The most common problem is that, too often, the institutional worlds of policy/politics (i.e., the government led by a president or prime minister) and finances (led by the Minister of Finance) operate more like parallel universes than two parts of a whole.  For instance, an MTEF can very adroitly set out the sector priorities and fiscal envelopes within an aggregate expenditure envelope, receive favourable comments from the IMF and World Bank, and even pass through the Government with barely a word changed.  However, this does not mean that the MTEF will actually be implemented.  For one thing, it is typically a very long document that few Prime Ministers or Ministers will have read; second, the way in which the weekly business of government/cabinet meetings is structured (most of their time is spent reviewing individual draft laws or policy proposals) does not seem to connect to the MTEF in any tangible way.  We can explore this disconnect further another time, but it is at the root of non-integrated planning.

Answer to question 2 - Integrated planning has increasingly been looked to as a development strategy in response to frustrations with unimplemented national development plans/strategies, unfunded mandates for numreous approved laws, and ever-increasing fiscal pressures from cabinet decisions that were not  properly vetted for fiscal impact. 

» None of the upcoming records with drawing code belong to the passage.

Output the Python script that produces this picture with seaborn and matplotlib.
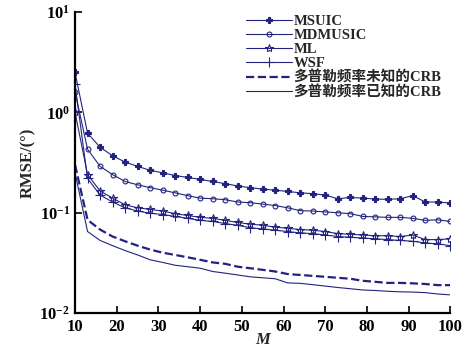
import numpy as np
import pandas as pd
import matplotlib
matplotlib.use('Agg')
import matplotlib.pyplot as plt
import seaborn as sns

# ---------------------------- DATA -----------------------------------

M = list(range(10, 101, 3))

msuic = [2.5, 0.62, 0.45, 0.37, 0.32, 0.29, 0.265, 0.25, 0.235, 0.225, 0.215,
         0.205, 0.195, 0.185, 0.178, 0.172, 0.168, 0.163, 0.158, 0.155, 0.150,
         0.138, 0.142, 0.140, 0.137, 0.136, 0.138, 0.148, 0.128, 0.128, 0.125]

mdmusic = [1.6, 0.43, 0.29, 0.24, 0.205, 0.19, 0.178, 0.168, 0.158, 0.148, 0.14,
           0.138, 0.135, 0.128, 0.126, 0.122, 0.118, 0.112, 0.105, 0.104, 0.102,
           0.100, 0.098, 0.092, 0.091, 0.090, 0.090, 0.088, 0.084, 0.085, 0.082]

ml = [1.0, 0.24, 0.165, 0.14, 0.12, 0.112, 0.108, 0.104, 0.098, 0.094, 0.090,
      0.088, 0.084, 0.080, 0.077, 0.075, 0.072, 0.070, 0.068, 0.067, 0.065,
      0.062, 0.061, 0.060, 0.059, 0.059, 0.058, 0.060, 0.054, 0.054, 0.055]

wsf = [1.9, 0.22, 0.15, 0.128, 0.112, 0.104, 0.099, 0.096, 0.092, 0.088, 0.084,
       0.082, 0.078, 0.075, 0.071, 0.069, 0.067, 0.065, 0.063, 0.062, 0.060,
       0.058, 0.057, 0.056, 0.055, 0.054, 0.053, 0.052, 0.050, 0.049, 0.047]

crb_unknown = [0.30, 0.085, 0.068, 0.058, 0.052, 0.047, 0.043, 0.040, 0.038, 0.036,
               0.034, 0.032, 0.031, 0.029, 0.028, 0.027, 0.026, 0.0245, 0.024,
               0.0235, 0.023, 0.0225, 0.022, 0.021, 0.0205, 0.020, 0.020, 0.0198,
               0.0195, 0.019, 0.019]

crb_known = [0.25, 0.065, 0.053, 0.047, 0.042, 0.038, 0.034, 0.032, 0.030, 0.029,
             0.028, 0.026, 0.025, 0.024, 0.023, 0.0225, 0.022, 0.020, 0.0198,
             0.0192, 0.0186, 0.018, 0.0175, 0.017, 0.0168, 0.0165, 0.0163, 0.0162,
             0.016, 0.0155, 0.0152]

labels = ["MSUIC", "MDMUSIC", "ML", "WSF",
          "多普勒频率未知的CRB", "多普勒频率已知的CRB"]

x_ticks = [10, 20, 30, 40, 50, 60, 70, 80, 90, 100]
y_ticks = [0.01, 0.1, 1, 10]
y_ticklabels = [r"$\mathbf{10^{-2}}$", r"$\mathbf{10^{-1}}$",
                r"$\mathbf{10^{0}}$", r"$\mathbf{10^{1}}$"]

# ---------------------------- PLOT -----------------------------------

sns.set_style("ticks")
plt.rcParams['font.family'] = ['Liberation Serif', 'Noto Sans CJK SC']
plt.rcParams['mathtext.fontset'] = 'custom'
plt.rcParams['mathtext.rm'] = 'Liberation Serif'
plt.rcParams['mathtext.bf'] = 'Liberation Serif:bold'

COLOR = "#23237f"

fig = plt.figure(figsize=(4.72, 3.55), dpi=100)
ax = fig.add_axes([0.159, 0.118, 0.795, 0.848])

series = [
    (msuic, dict(marker="P", markersize=4.5, markerfacecolor=COLOR, linestyle="-")),
    (mdmusic, dict(marker="o", markersize=3.5, markerfacecolor="none", linestyle="-")),
    (ml, dict(marker="*", markersize=6, markerfacecolor="none", linestyle="-")),
    (wsf, dict(marker="+", markersize=7, linestyle="-")),
    (crb_unknown, dict(marker=None, linestyle="--", linewidth=1.6)),
    (crb_known, dict(marker=None, linestyle="-")),
]

for (vals, style), lab in zip(series, labels):
    lw = style.pop("linewidth", 0.8)
    ls = style.pop("linestyle")
    sns.lineplot(x=M, y=vals, ax=ax, color=COLOR, linewidth=lw,
                 label=lab, markeredgecolor=COLOR, markeredgewidth=0.8,
                 **style).lines[-1].set_linestyle(ls)

ax.set_yscale("log")
ax.set_xlim(10, 100)
ax.set_ylim(0.01, 10)
ax.set_xticks(x_ticks)
ax.set_xticklabels([str(t) for t in x_ticks], fontsize=12, fontweight="bold")
ax.set_yticks(y_ticks)
ax.set_yticklabels(y_ticklabels, fontsize=12)
ax.minorticks_off()
ax.tick_params(direction="in", length=5, width=1.2, colors="black")
ax.tick_params(axis="x", pad=4)

for side in ["top", "right"]:
    ax.spines[side].set_visible(False)
for side in ["left", "bottom"]:
    ax.spines[side].set_linewidth(1.6)
    ax.spines[side].set_color("black")

ax.set_xlabel("M", fontsize=12, fontweight="bold", style="italic", labelpad=-2)
ax.set_ylabel("RMSE/(°)", fontsize=12, fontweight="bold", labelpad=2)

leg = ax.legend(loc="upper right", bbox_to_anchor=(1.0, 1.02), frameon=False,
                fontsize=10.5, handlelength=3.2, handletextpad=0.1,
                labelspacing=0.05, borderaxespad=0.2,
                prop={"family": ["Liberation Serif", "Noto Sans CJK SC"],
                      "weight": "bold", "size": 10.5})

fig.savefig("out.png", dpi=100)
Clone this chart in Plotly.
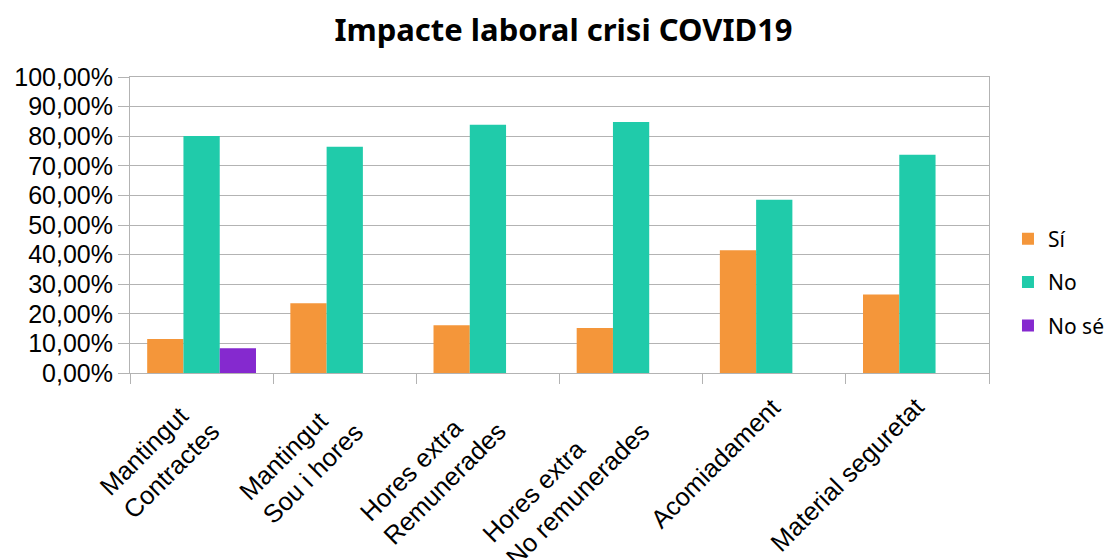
import plotly.graph_objects as go

categories = ["Mantingut<br>Contractes", "Mantingut<br>Sou i hores", "Hores extra<br>Remunerades",
              "Hores extra<br>No remunerades", "Acomiadament", "Material seguretat"]
si_values = [0.115, 0.236, 0.161, 0.152, 0.415, 0.265]
no_values = [0.801, 0.764, 0.839, 0.848, 0.585, 0.737]
nose_values = [0.084, None, None, None, None, None]

series = [("Sí", si_values, "#F4963A"), ("No", no_values, "#20CBAA"), ("No sé", nose_values, "#8529CF")]

fig = go.Figure()
for i, (name, vals, col) in enumerate(series):
    fig.add_trace(go.Bar(x=categories, y=vals, name=name, marker_color=col,
                         marker_line_width=0, legendgroup=str(i)))

grid = "#b3b3b3"
W, H = 1105, 552
fig.update_layout(
    width=W, height=H,
    margin=dict(l=122, r=W - 981, t=69, b=H - 365, autoexpand=False),
    paper_bgcolor="white", plot_bgcolor="white",
    separators=",.",
    barmode="group", bargap=0.24, bargroupgap=0,
    title=dict(text="<b>Impacte laboral crisi COVID19</b>", x=555.5 / W, xanchor="center",
               y=1 - 21.8 / H, yanchor="middle",
               font=dict(family="Noto Sans", size=31, color="#000000")),
    legend=dict(x=1.0221, xanchor="left", y=0.307, yanchor="middle",
                font=dict(family="Noto Sans", size=21, color="#000000"),
                traceorder="grouped", tracegroupgap=13, itemwidth=30),
    showlegend=True,
)
fig.update_yaxes(range=[0, 1], dtick=0.1, tickformat=".2%",
                 showgrid=True, gridcolor=grid, gridwidth=1,
                 showline=True, linecolor=grid, linewidth=1, mirror=True,
                 ticks="outside", ticklen=11, tickcolor=grid,
                 tickfont=dict(family="Liberation Sans", size=25, color="#000000"),
                 zeroline=False)
fig.update_xaxes(range=[-0.5, len(categories) - 0.5], autorange=False,
                 showline=True, linecolor=grid, linewidth=1, mirror=True,
                 ticks="outside", ticklen=10, tickcolor=grid, tickson="boundaries",
                 showticklabels=False)

for cat in categories:
    two = "<br>" in cat
    fig.add_annotation(x=cat, y=0, xref="x", yref="y", text=cat, showarrow=False,
                       textangle=-45, align="left", xanchor="right", yanchor="top",
                       xshift=26 if two else 14, yshift=-18 if two else -17,
                       font=dict(family="Liberation Sans", size=25.5, color="#000000"))

fig.write_html("out.html")
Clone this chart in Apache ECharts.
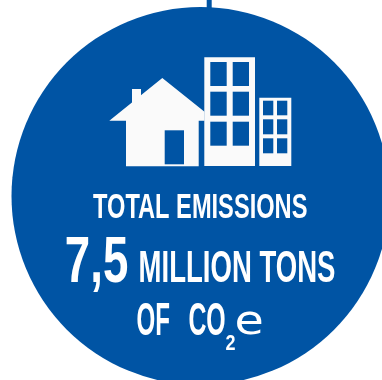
<!DOCTYPE html>
<html>
<head>
<meta charset="utf-8">
<style>html,body{margin:0;padding:0;background:#fff}#c{width:382px;height:380px}</style>
<script src="https://cdn.jsdelivr.net/npm/echarts@6/dist/echarts.min.js"></script>
</head>
<body>
<div id="c"></div>
<script>
// Headline figures of the badge
const emissionsValue = [7.5];
const headline = "TOTAL EMISSIONS";
const valueLabel = "7,5";
const unitLabel = "MILLION TONS";
const ofLabel = "OF";
const gasLabel = "CO";
const gasSubscript = "2";
const gasSuffix = "e";

const BLUE = "#0054a4";
const PALE = "#fafafa";
const FONT = '"Liberation Sans Narrow", "Liberation Sans", Roboto, sans-serif';

const ruler = document.createElement("canvas").getContext("2d");

// Text element stretched so its ink spans [left, right] and [top, bottom];
// refChar sets the glyph whose height stands for the line's cap height.
function fitted(text, left, right, top, bottom, weight, family, refChar) {
  const size = 40;
  const font = `${weight} ${size}px ${family || FONT}`;
  ruler.font = font;
  ruler.textBaseline = "middle";
  ruler.textAlign = "left";
  const line = ruler.measureText(text);
  const ink = ruler.measureText(refChar || "H");
  const inkLeft = -line.actualBoundingBoxLeft;
  const inkWidth = line.actualBoundingBoxRight + line.actualBoundingBoxLeft;
  const inkTop = -ink.actualBoundingBoxAscent;
  const inkHeight = ink.actualBoundingBoxDescent + ink.actualBoundingBoxAscent;
  const sx = (right - left) / inkWidth;
  const sy = (bottom - top) / inkHeight;
  return {
    type: "text",
    x: left - inkLeft * sx,
    y: top - inkTop * sy,
    z: 10,
    scaleX: sx,
    scaleY: sy,
    silent: true,
    style: { text, font, fill: "#fff", textAlign: "left", textVerticalAlign: "middle" }
  };
}

function box(x0, y0, x1, y1, fill, z) {
  return { type: "rect", z: z || 10, shape: { x: x0, y: y0, width: x1 - x0, height: y1 - y0 }, style: { fill }, silent: true };
}

// House with chimney and door
const house = [
  box(132, 89, 141, 108, PALE),
  { type: "polygon", z: 10, silent: true, style: { fill: PALE },
    shape: { points: [[109.3,120.7],[162.3,78],[204.5,111.7],[204.5,120.7],[198.7,120.7],[198.7,166.3],[126,166.3],[126,120.7]] } },
  box(164.7, 130.3, 184, 164.3, BLUE, 11)
];

// Two towers and their window grids
function tower(x0, y0, x1, y1, cols, rows) {
  const parts = [box(x0, y0, x1, y1, PALE)];
  rows.forEach(r => cols.forEach(c => parts.push(box(c[0], r[0], c[1], r[1], BLUE, 11))));
  return parts;
}
const towers = [
  ...tower(204.3, 57.3, 255, 166, [[210.3,226.7],[232.7,249]], [[62,86],[91.7,115.7],[121.7,145.7]]),
  ...tower(259.3, 97.7, 291.3, 166, [[263,273.3],[277,287.3]], [[100.7,115.3],[119.3,134.3],[138.3,153.3]])
];

const chart = echarts.init(document.getElementById("c"), null, { renderer: "canvas" });
chart.setOption({
  animation: false,
  backgroundColor: "#fff",
  series: [{
    type: "pie",
    silent: true,
    z: 1,
    center: [200.5, 196],
    radius: [0, 189],
    label: { show: false },
    labelLine: { show: false },
    itemStyle: { color: BLUE },
    data: emissionsValue
  }],
  graphic: { elements: [
    box(206.7, 0, 211.7, 10, BLUE),
    ...house,
    ...towers,
    fitted(headline, 93, 307, 192.5, 217.5, "bold"),
    fitted(valueLabel, 66, 128, 237, 282, "bold", null, "7"),
    fitted(unitLabel, 140, 335, 251.5, 282, "bold"),
    fitted(ofLabel, 137, 169, 303, 335, "bold"),
    fitted(gasLabel, 189, 225, 303, 335, "bold"),
    fitted(gasSubscript, 226, 235, 335, 350, "bold", null, "2"),
    fitted(gasSuffix, 237, 262, 311, 335.5, "normal", '"DejaVu Sans", sans-serif', "e")
  ] }
});
</script>
</body>
</html>
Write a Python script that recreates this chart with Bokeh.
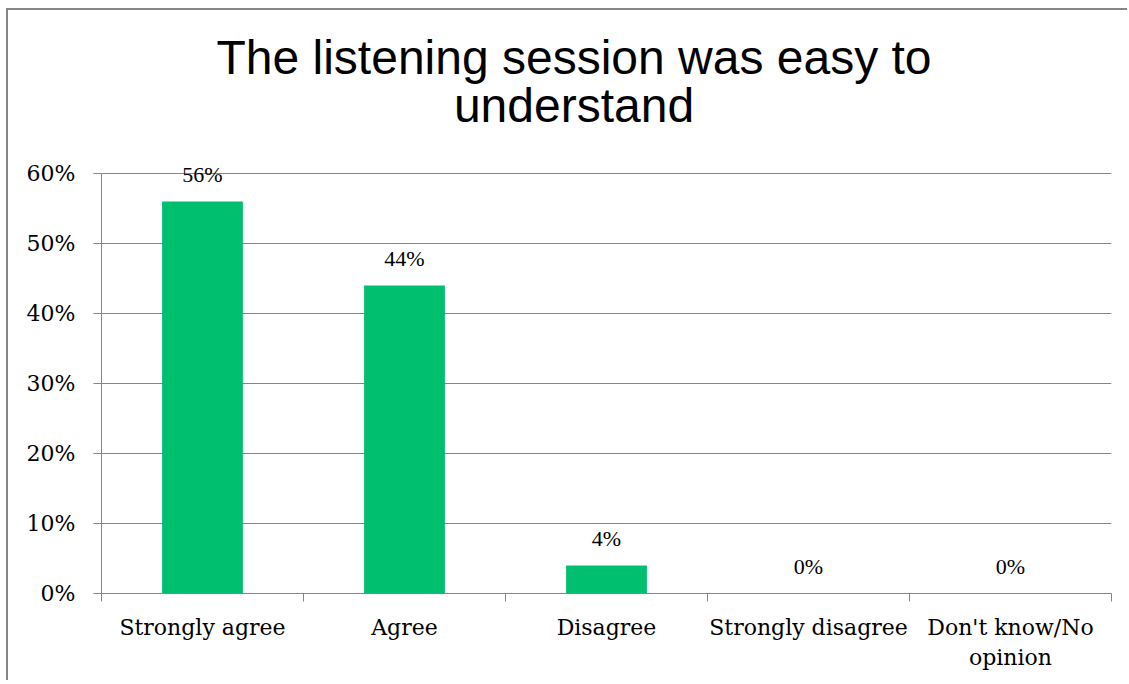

Two examples of countries that have implemented integrated planning include Lithuania, which implemented a strategic planning system in 2000 that was tied directly to budget planning and Albania, which implemented a similar approach in 2005.  Neither system is perfect, but those who work at the centre of government would agree that this approach did significantly improve the capacity of the government to plan and spend more realistically.  In Lithuania's case, a 2006 World Bank Report (Administrative Capacity in New Member States: The Limits of Innovation) observed that this reform had been a key reason why Lithuania was able to avoid the decline of administrative capacity that had occurred in other new member states.  So let's leave this here for now.  It would be interesting to hear from other countries how their governments link (or not) policy/political decision-making with macro/fiscal decision-making and whether any of this actually affects policy or program implementation.

Gord Evans:
Answer to Question 3

We have dealt a little with MTEFs already, but this question raises the interesting point about the link between policy/political decisions and the outer (3-5) years of the MTEF.  Most significant policy decisions do not have an immediate (i.e., within the current budget year) fiscal impact since they typically set out a medium to longer-term path for changes to a particular sector or sector program.  To implement these changes may involve a multi-year process requiring the approval of a law, then implementing regulations, then start up activities (e.g., hiring staff); and finally implementation.  Major changes, for example to health care, education or legal systems, can be very costly although the fully annualized cost may not be realized for several years following the approval of the policy.  In poorly integrated systems, the fiscal consequences are addressed through the budget process when they become relevant to an upcoming budget year.  Basically, the ministry points out in their budget submission that they need the money to implement what is now a legal obligation.  The Ministry of Finance then responds as expected (sorry there is very little or no money for that) and an unfunded mandate begins.  Compound this across multiple sectors and dozens of laws and a serious credibility problem for the government begins to exist (they cannot keep their promises or adhere to the law).     

In a more integrated system, the potential multi-year fiscal impact is assessed at the time a policy is approved by government and revisited again as it progresses through the legal approval and implementation stages.  In this way, the Ministry of Finance can continually adjust their medium-term fiscal plan to accommodate future cost pressures.  To ensure the government is onside, there will be a regular mechanism where these impacts are discussed at the political level.  To give one example (from Ontario Canada), the Minister of Finance would present a quarterly fiscal update to a small committee of senior ministers chaired by the Premier that indicated the individual and cumulative fiscal effect of actual government policy decisions, potential government policy decisions (i.e., public political commitments) and other cost pressures looking several years forward.  In this way, the government would then decide how best to manage it; i.e., changes in revenue policies; adjustments to implementation time frames; imposition of savings targets in low priority areas; etc.  Although these deliberations did not appear in a public document (i.e., Canada's equivalent of the MTEF), they did serve as a continuous unofficial MTEF that looked up to 5 years ahead and anticipated and managed potential shocks that would otherwise have appeared in the public document (published semi-annually).   If there was one factor that made this work, it was that the Premier and the Minsiter of Finance, along with senior ministers, were in the same room, working with the same information, and agreeing on a path that was sustainable in both financial and political terms.

John Short:
Question 4

Gord,

Greetings from Pristina

In a non IPS system do you think Spending Reviews which cover the next three years as in the UK would somehow act as a half (or three-quarter) way house?  They should review individual sectoral policies, plans and programmes in the context of some resource constraint and get thrown into the overall horse-trading at the MoF level without necessarily benefiting from the whole of the IPS process.